Thank you to everyone who left the wonderfully kind and thoughtful comments on my last post. Sometimes it's easy to get tunnel vision and think that I'm the only person who thinks about what happened, but your comments helped to remind me that I have wonderful friends who really care.
As I mentioned in my last post, I really am seeing more doctors now than I ever thought possible. My primary care doc (to help get my blood pressure under control), a new high-risk OB, a psychiatrist (for the happy pills and the sleepy pills), a psychologist (for therapy), and, as of today, a nephrologist (to evaluate my kidney function and see if the PE and HELLP caused any lasting damage). Apparently, my echocardiogram came back ok, so no need (as of yet) to see a cardiologist. One less doctor.
All of this to get my body (and mind) back into a place where we can try again to have a baby. I'm hopeful that if today's tests come back ok, and we can get my blood pressure under control, that we can get the go ahead in a few months, but we could be asked to wait until this spring, which would be difficult. I know that the holidays are going to be hard this year, as we were supposed to be celebrating all of Eliza's firsts: first Christmas, first picture with Santa, etc., and I think they would be a bit easier to get through if we were already trying again. Of course, the primary goal is to have a healthy pregnancy and bring home a healthy baby, but I guess I would just prefer that goal was fulfilled sooner, rather than later.

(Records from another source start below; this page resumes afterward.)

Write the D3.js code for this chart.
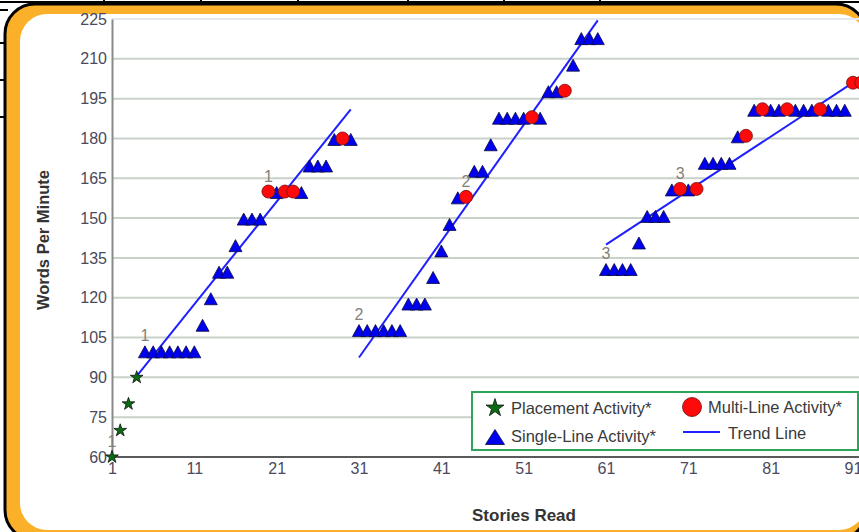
<!DOCTYPE html>
<html>
<head>
<meta charset="utf-8">
<script src="https://cdn.jsdelivr.net/npm/d3@7"></script>
<style>
    body { margin: 0; background: #fff; overflow: hidden; }
    text { font-family: "Liberation Sans", Arial, sans-serif; }
</style>
</head>
<body>
<div id="chart"></div>
<script>
// placement activity (stars)
let placementStory = [1, 2, 3, 4];
let placementWpm = [60, 70, 80, 90];

// single-line activity (triangles)
let singleStory = [5, 6, 7, 8, 9, 10, 11, 12, 13, 14, 15, 16, 17, 18, 19, 21, 24, 25, 26, 27, 28, 30,
    31, 32, 33, 34, 35, 36, 37, 38, 39, 40, 41, 42, 43, 45, 46, 47, 48, 49, 50, 51, 53, 54, 55, 57, 58, 59, 60,
    61, 62, 63, 64, 65, 66, 67, 68, 69, 71, 73, 74, 75, 76, 77, 79, 81, 82, 84, 85, 86, 88, 89, 90];
let singleWpm = [100, 100, 100, 100, 100, 100, 100, 110, 120, 130, 130, 140, 150, 150, 150, 160, 160, 170, 170, 170, 180, 180,
    108, 108, 108, 108, 108, 108, 118, 118, 118, 128, 138, 148, 158, 168, 168, 178, 188, 188, 188, 188, 188, 198, 198, 208, 218, 218, 218,
    131, 131, 131, 131, 141, 151, 151, 151, 161, 161, 171, 171, 171, 171, 181, 191, 191, 191, 191, 191, 191, 191, 191, 191];

// multi-line activity (circles)
let multiStory = [20, 22, 23, 29, 44, 52, 56, 70, 72, 78, 80, 83, 87, 91, 92];
let multiWpm = [160, 160, 160, 180, 158, 188, 198, 161, 161, 181, 191, 191, 191, 201, 201];

// trend lines, one per level
let trendStartStory = [4, 31, 61];
let trendStartWpm = [90.5, 97.5, 140];
let trendEndStory = [30, 60, 91];
let trendEndWpm = [191, 224.5, 201];

// level numbers written above some points
let levelStory = [1, 5, 20, 31, 44, 61, 70];
let levelWpm = [60, 100, 160, 108, 158, 131, 161];
let levelText = ["1", "1", "1", "2", "2", "3", "3"];

// axis ticks
let yTicks = [60, 75, 90, 105, 120, 135, 150, 165, 180, 195, 210, 225];
let xTicks = [1, 11, 21, 31, 41, 51, 61, 71, 81, 91];

let width = 859, height = 532;
let margin = {left: 112, top: 19, bottom: 457, right: 853};

let svg = d3.select("#chart").append("svg")
    .attr("width", width)
    .attr("height", height);

// table lines behind the frame
[104, 201, 298, 408, 504, 600].forEach(function (x) {
    svg.append("line").attr("x1", x).attr("x2", x).attr("y1", 0).attr("y2", 6)
        .attr("stroke", "#000").attr("stroke-width", 2);
});
svg.append("line").attr("x1", 0).attr("x2", width).attr("y1", 2).attr("y2", 2)
    .attr("stroke", "#000").attr("stroke-width", 2);
[10, 43, 80, 117].forEach(function (y) {
    svg.append("line").attr("x1", 0).attr("x2", 8).attr("y1", y).attr("y2", y)
        .attr("stroke", "#000").attr("stroke-width", 2);
});

// orange rounded frame
svg.append("rect")
    .attr("x", 5).attr("y", 4).attr("width", 861).attr("height", 536)
    .attr("rx", 30).attr("fill", "#fbb029")
    .attr("stroke", "#000").attr("stroke-width", 3);
svg.append("rect")
    .attr("x", 20).attr("y", 14).attr("width", 846).attr("height", 516)
    .attr("rx", 27).attr("fill", "#fff");

let x = d3.scaleLinear().domain([1, 91]).range([margin.left, margin.right]);
let y = d3.scaleLinear().domain([60, 225]).range([margin.bottom, margin.top]);

// grid
svg.append("g").selectAll("line")
    .data(yTicks.filter(d => d > 60))
    .enter().append("line")
    .attr("x1", margin.left).attr("x2", width)
    .attr("y1", d => y(d)).attr("y2", d => y(d))
    .attr("stroke", d => d === 225 ? "#e3e7ee" : "#c9d2c9")
    .attr("stroke-width", 2);

// y axis
let yAxis = svg.append("g")
    .attr("transform", "translate(" + margin.left + ",0)")
    .call(d3.axisLeft(y).tickValues(yTicks).tickSize(0).tickPadding(5));
yAxis.select(".domain").attr("stroke", "#8a8a8a").attr("stroke-width", 2);
yAxis.selectAll("text")
    .attr("fill", "#4a4a5c")
    .style("font-size", "16px");

// x axis
let xAxis = svg.append("g")
    .attr("transform", "translate(0," + margin.bottom + ")")
    .call(d3.axisBottom(x).tickValues(xTicks).tickSize(0).tickPadding(6));
xAxis.select(".domain").remove();
xAxis.selectAll("text")
    .attr("fill", "#4a4a5c")
    .style("font-size", "16px");
svg.append("line")
    .attr("x1", margin.left - 1).attr("x2", width)
    .attr("y1", margin.bottom).attr("y2", margin.bottom)
    .attr("stroke", "#5a5a5a").attr("stroke-width", 2);

// axis titles
svg.append("text")
    .attr("transform", "translate(49,240) rotate(-90)")
    .attr("text-anchor", "middle")
    .style("font-size", "16.5px").style("font-weight", "bold")
    .attr("fill", "#333")
    .text("Words Per Minute");
svg.append("text")
    .attr("x", 524).attr("y", 521)
    .attr("text-anchor", "middle")
    .style("font-size", "17px").style("font-weight", "bold")
    .attr("fill", "#333")
    .text("Stories Read");

// trend lines
svg.append("g").selectAll("line")
    .data(trendStartStory)
    .enter().append("line")
    .attr("x1", (d, i) => x(d)).attr("y1", (d, i) => y(trendStartWpm[i]))
    .attr("x2", (d, i) => x(trendEndStory[i])).attr("y2", (d, i) => y(trendEndWpm[i]))
    .attr("stroke", "#1f1fff").attr("stroke-width", 2);

let triPath = function (w, h) {
    return "M0," + (-h / 2) + "L" + (w / 2) + "," + (h / 2) + "L" + (-w / 2) + "," + (h / 2) + "Z";
};

// placement stars
svg.append("g").selectAll("path")
    .data(placementStory)
    .enter().append("path")
    .attr("transform", (d, i) => "translate(" + x(d) + "," + y(placementWpm[i]) + ")")
    .attr("d", d3.symbol(d3.symbolStar).size(50))
    .attr("fill", "#0b6b12").attr("stroke", "#111").attr("stroke-width", 0.8);

// single-line triangles
svg.append("g").selectAll("path")
    .data(singleStory)
    .enter().append("path")
    .attr("transform", (d, i) => "translate(" + x(d) + "," + (y(singleWpm[i]) + 1) + ")")
    .attr("d", triPath(13, 12))
    .attr("fill", "#0000f0").attr("stroke", "#0a0a40").attr("stroke-width", 0.8);

// multi-line circles
svg.append("g").selectAll("circle")
    .data(multiStory)
    .enter().append("circle")
    .attr("cx", d => x(d))
    .attr("cy", (d, i) => y(multiWpm[i]))
    .attr("r", 6.5)
    .attr("fill", "#ff0a0a").attr("stroke", "#701010").attr("stroke-width", 0.8);

// level labels
svg.append("g").selectAll("text")
    .data(levelStory)
    .enter().append("text")
    .attr("x", d => x(d))
    .attr("y", (d, i) => y(levelWpm[i]) - 10)
    .attr("text-anchor", "middle")
    .style("font-size", "16px")
    .attr("fill", "#85807a")
    .text((d, i) => levelText[i]);

// legend
let legend = svg.append("g");
legend.append("rect")
    .attr("x", 472).attr("y", 392).attr("width", 386).attr("height", 58)
    .attr("fill", "#fff").attr("stroke", "#2fa35a").attr("stroke-width", 2);
legend.append("path")
    .attr("transform", "translate(495,408)")
    .attr("d", d3.symbol(d3.symbolStar).size(100))
    .attr("fill", "#0b6b12").attr("stroke", "#111").attr("stroke-width", 0.8);
legend.append("path")
    .attr("transform", "translate(495,437)")
    .attr("d", triPath(19, 15))
    .attr("fill", "#0000f0").attr("stroke", "#0a0a40").attr("stroke-width", 0.8);
legend.append("circle")
    .attr("cx", 692).attr("cy", 407).attr("r", 9.5)
    .attr("fill", "#ff0a0a").attr("stroke", "#701010").attr("stroke-width", 0.8);
legend.append("line")
    .attr("x1", 683).attr("x2", 720).attr("y1", 432).attr("y2", 432)
    .attr("stroke", "#1f1fff").attr("stroke-width", 2);

let legendText = [
    {x: 511, y: 414, t: "Placement Activity*"},
    {x: 708, y: 413, t: "Multi-Line Activity*"},
    {x: 511, y: 442, t: "Single-Line Activity*"},
    {x: 728, y: 439, t: "Trend Line"}
];
legend.selectAll("text.lg")
    .data(legendText)
    .enter().append("text")
    .attr("class", "lg")
    .attr("x", d => d.x).attr("y", d => d.y)
    .style("font-size", "16.5px")
    .attr("fill", "#3a3a3a")
    .text(d => d.t);
</script>
</body>
</html>
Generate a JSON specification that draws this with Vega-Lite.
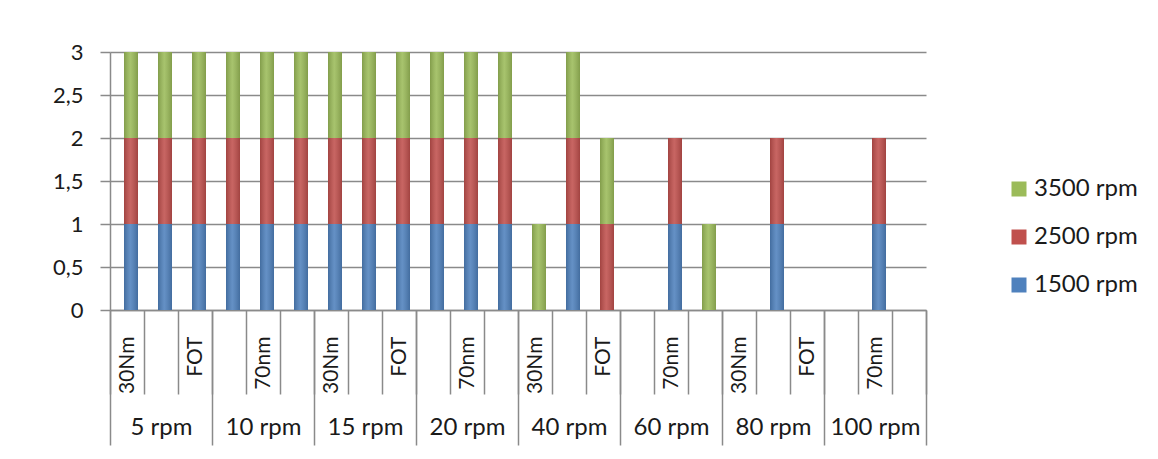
{
  "$schema": "https://vega.github.io/schema/vega-lite/v6.json",
  "width": 816,
  "height": 258,
  "autosize": {"type": "none"},
  "padding": {"left": 110, "top": 52, "right": 232, "bottom": 149},
  "background": "white",
  "config": {"view": {"stroke": null}, "font": "Lato"},
  "data": {"values": [
    {"group": "5 rpm", "sub": "30Nm", "bar": "5 rpm / 30Nm", "1500 rpm": 1, "2500 rpm": 1, "3500 rpm": 1},
    {"group": "5 rpm", "sub": "70nm", "bar": "5 rpm / 70nm", "1500 rpm": 1, "2500 rpm": 1, "3500 rpm": 1},
    {"group": "5 rpm", "sub": "FOT", "bar": "5 rpm / FOT", "1500 rpm": 1, "2500 rpm": 1, "3500 rpm": 1},
    {"group": "10 rpm", "sub": "30Nm", "bar": "10 rpm / 30Nm", "1500 rpm": 1, "2500 rpm": 1, "3500 rpm": 1},
    {"group": "10 rpm", "sub": "70nm", "bar": "10 rpm / 70nm", "1500 rpm": 1, "2500 rpm": 1, "3500 rpm": 1},
    {"group": "10 rpm", "sub": "FOT", "bar": "10 rpm / FOT", "1500 rpm": 1, "2500 rpm": 1, "3500 rpm": 1},
    {"group": "15 rpm", "sub": "30Nm", "bar": "15 rpm / 30Nm", "1500 rpm": 1, "2500 rpm": 1, "3500 rpm": 1},
    {"group": "15 rpm", "sub": "70nm", "bar": "15 rpm / 70nm", "1500 rpm": 1, "2500 rpm": 1, "3500 rpm": 1},
    {"group": "15 rpm", "sub": "FOT", "bar": "15 rpm / FOT", "1500 rpm": 1, "2500 rpm": 1, "3500 rpm": 1},
    {"group": "20 rpm", "sub": "30Nm", "bar": "20 rpm / 30Nm", "1500 rpm": 1, "2500 rpm": 1, "3500 rpm": 1},
    {"group": "20 rpm", "sub": "70nm", "bar": "20 rpm / 70nm", "1500 rpm": 1, "2500 rpm": 1, "3500 rpm": 1},
    {"group": "20 rpm", "sub": "FOT", "bar": "20 rpm / FOT", "1500 rpm": 1, "2500 rpm": 1, "3500 rpm": 1},
    {"group": "40 rpm", "sub": "30Nm", "bar": "40 rpm / 30Nm", "1500 rpm": 0, "2500 rpm": 0, "3500 rpm": 1},
    {"group": "40 rpm", "sub": "70nm", "bar": "40 rpm / 70nm", "1500 rpm": 1, "2500 rpm": 1, "3500 rpm": 1},
    {"group": "40 rpm", "sub": "FOT", "bar": "40 rpm / FOT", "1500 rpm": 0, "2500 rpm": 1, "3500 rpm": 1},
    {"group": "60 rpm", "sub": "30Nm", "bar": "60 rpm / 30Nm", "1500 rpm": 0, "2500 rpm": 0, "3500 rpm": 0},
    {"group": "60 rpm", "sub": "70nm", "bar": "60 rpm / 70nm", "1500 rpm": 1, "2500 rpm": 1, "3500 rpm": 0},
    {"group": "60 rpm", "sub": "FOT", "bar": "60 rpm / FOT", "1500 rpm": 0, "2500 rpm": 0, "3500 rpm": 1},
    {"group": "80 rpm", "sub": "30Nm", "bar": "80 rpm / 30Nm", "1500 rpm": 0, "2500 rpm": 0, "3500 rpm": 0},
    {"group": "80 rpm", "sub": "70nm", "bar": "80 rpm / 70nm", "1500 rpm": 1, "2500 rpm": 1, "3500 rpm": 0},
    {"group": "80 rpm", "sub": "FOT", "bar": "80 rpm / FOT", "1500 rpm": 0, "2500 rpm": 0, "3500 rpm": 0},
    {"group": "100 rpm", "sub": "30Nm", "bar": "100 rpm / 30Nm", "1500 rpm": 0, "2500 rpm": 0, "3500 rpm": 0},
    {"group": "100 rpm", "sub": "70nm", "bar": "100 rpm / 70nm", "1500 rpm": 1, "2500 rpm": 1, "3500 rpm": 0},
    {"group": "100 rpm", "sub": "FOT", "bar": "100 rpm / FOT", "1500 rpm": 0, "2500 rpm": 0, "3500 rpm": 0}
  ]},
  "transform": [{"fold": ["1500 rpm", "2500 rpm", "3500 rpm"], "as": ["speed", "value"]}],
  "layer": [
    {
      "layer": [
        {
          "mark": {"type": "bar", "width": 14, "xOffset": 4},
          "encoding": {
            "x": {
              "field": "bar", "type": "nominal", "sort": null,
              "scale": {"type": "band", "paddingInner": 0, "paddingOuter": 0},
              "axis": {
                "orient": "bottom", "title": null, "grid": false,
                "domain": true, "domainColor": "#8a8a8a", "domainWidth": 1.5,
                "ticks": true, "tickBand": "extent", "tickSize": 84, "tickColor": "#8a8a8a", "tickWidth": 1.5,
                "labelAngle": 270, "labelPadding": -58, "labelOverlap": false,
                "labelExpr": "round(datum.index * 23) % 2 == 0 ? split(datum.value, ' / ')[1] : ''",
                "labelFont": "Lato", "labelFontSize": 21, "labelColor": "#1a1a1a"
              }
            },
            "y": {
              "field": "value", "type": "quantitative", "stack": "zero",
              "scale": {"domain": [0, 3], "nice": false},
              "axis": {
                "title": null, "values": [0, 0.5, 1, 1.5, 2, 2.5, 3],
                "labelExpr": "replace(format(datum.value, '~g'), '.', ',')",
                "grid": true, "gridColor": "#8a8a8a", "gridWidth": 1.5,
                "domain": true, "domainColor": "#8a8a8a", "domainWidth": 1.5,
                "tickSize": 10, "tickColor": "#8a8a8a", "tickWidth": 1.5,
                "labelPadding": 17, "labelFont": "Lato", "labelFontSize": 22, "labelColor": "#1a1a1a"
              }
            },
            "color": {
              "field": "speed", "type": "nominal",
              "scale": {"domain": ["3500 rpm", "2500 rpm", "1500 rpm"], "range": ["#9BBB59", "#C0504D", "#4F81BD"]},
              "legend": {
                "title": null, "orient": "none", "legendX": 897, "legendY": 125, "padding": 0,
                "symbolType": "square", "symbolSize": 225, "symbolStrokeWidth": 0,
                "labelFont": "Lato", "labelFontSize": 24, "labelColor": "#1a1a1a",
                "rowPadding": 24, "labelOffset": 3
              }
            },
            "order": {"field": "speed", "sort": "ascending"}
          }
        },
        {
          "mark": {
            "type": "bar", "width": 14, "xOffset": 4,
            "fill": {"gradient": "linear", "x1": 0, "y1": 0, "x2": 1, "y2": 0, "stops": [
              {"offset": 0, "color": "rgba(0,0,0,0.16)"},
              {"offset": 0.45, "color": "rgba(255,255,255,0.12)"},
              {"offset": 1, "color": "rgba(0,0,0,0.16)"}
            ]}
          },
          "encoding": {
            "x": {"field": "bar", "type": "nominal", "sort": null},
            "y": {"field": "value", "type": "quantitative", "stack": "zero"},
            "detail": {"field": "speed"},
            "order": {"field": "speed", "sort": "ascending"}
          }
        }
      ]
    },
    {
      "mark": {"type": "point", "opacity": 0},
      "encoding": {
        "x": {
          "field": "group", "type": "nominal", "sort": null,
          "scale": {"type": "band", "paddingInner": 0, "paddingOuter": 0},
          "axis": {
            "orient": "bottom", "title": null, "grid": false, "domain": false,
            "ticks": true, "tickBand": "extent", "tickSize": 135, "tickColor": "#8a8a8a", "tickWidth": 1.5,
            "labelAngle": 0, "labelPadding": -30, "labelOverlap": false,
            "labelFont": "Lato", "labelFontSize": 24, "labelColor": "#1a1a1a"
          }
        },
        "y": {"datum": 0}
      }
    }
  ],
  "resolve": {"scale": {"x": "independent"}, "axis": {"x": "independent"}}
}
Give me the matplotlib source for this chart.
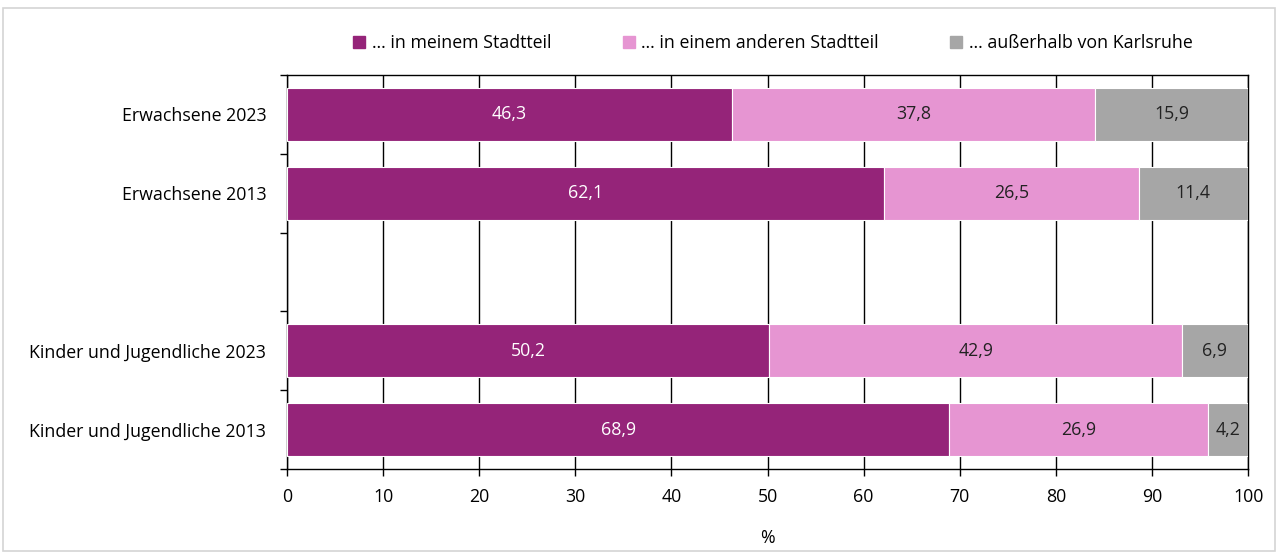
import matplotlib.pyplot as plt
from matplotlib.patches import Rectangle
from matplotlib.lines import Line2D

plt.rcParams['font.family'] = ['Open Sans', 'DejaVu Sans']

gruppen = ['Erwachsene 2023', 'Erwachsene 2013', '',
           'Kinder und Jugendliche 2023', 'Kinder und Jugendliche 2013']
stadtteil = [46.3, 62.1, None, 50.2, 68.9]
anderer = [37.8, 26.5, None, 42.9, 26.9]
ausserhalb = [15.9, 11.4, None, 6.9, 4.2]

serien = ['… in meinem Stadtteil', '… in einem anderen Stadtteil', '… außerhalb von Karlsruhe']
farben = ['#952479', '#E695D2', '#A6A6A6']
textfarben = ['white', '#222222', '#222222']
fs = 12.8

fig = plt.figure(figsize=(12.78, 5.54), dpi=100)
ax = fig.add_axes([0.2246, 0.1534, 0.752, 0.7112])

# Rahmen um die ganze Grafik
fig.patches.append(Rectangle((0.0025, 0.005), 0.995, 0.98, transform=fig.transFigure,
                             fill=False, edgecolor='#d4d4d4', linewidth=1.2))

for i, g in enumerate(gruppen):
    if stadtteil[i] is None:
        continue
    links = 0
    for werte, farbe, tf in zip([stadtteil, anderer, ausserhalb], farben, textfarben):
        w = werte[i]
        ax.barh(i, w, left=links, height=0.67, color=farbe, edgecolor='white',
                linewidth=0.8, zorder=3)
        ax.text(links + w / 2, i, f'{w:.1f}'.replace('.', ','), ha='center', va='center',
                color=tf, fontsize=fs, zorder=4)
        links += w

ax.set_xlim(0, 100)
ax.set_ylim(4.5, -0.5)
ax.set_xticks(range(0, 101, 10))
ax.set_yticks([i - 0.5 for i in range(6)])
ax.set_yticklabels([])
ax.set_yticks(range(5), minor=True)
ax.set_yticklabels(gruppen, minor=True)
ax.tick_params(axis='y', which='minor', length=0, pad=15, labelsize=fs)
ax.tick_params(axis='y', which='major', length=5, width=1, direction='out')
ax.tick_params(axis='x', length=5, width=1, labelsize=fs, pad=9)
ax.grid(axis='x', color='black', linewidth=1, zorder=0)
for s in ax.spines.values():
    s.set_linewidth(1)
ax.set_xlabel('%', fontsize=fs, labelpad=16)

handles = [Line2D([], [], marker='s', linestyle='none', markersize=8,
                  markerfacecolor=f, markeredgecolor=f) for f in farben]
fig.legend(handles, serien, loc='center', bbox_to_anchor=(0.605, 0.922), ncol=3,
           frameon=False, fontsize=fs, handlelength=0.6, handletextpad=0.4,
           columnspacing=4.05)

fig.savefig('out.png', dpi=100)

Wanting to get pregnant again doesn't mean that I've "gotten over" Eliza's death -- I don't think that you ever "get over" the death of your child. But I was cheated out of being a mother to a healthy baby, which is now something I want more than ever. Eliza will always be my first born, and now I want to give her brothers & sisters.
Just because I didn't get to know Eliza outside of my body, it doesn't mean that she wasn't a person, a child, my baby. I knew her intimately, and I miss her every day. But somehow, over the last few months, I've learned how to function, despite that loss. I get up in the morning, take a shower, get dressed, take my meds, record my blood pressure, go to work, eat, knit (oh boy, do I knit), see friends (occasionally -- I'm working up to that more), joke with my husband and generally try to keep going. I think that's what Eliza would want.
If you're still reading this, thank you. The more I talk/write about what happened, the better I am able to deal with it.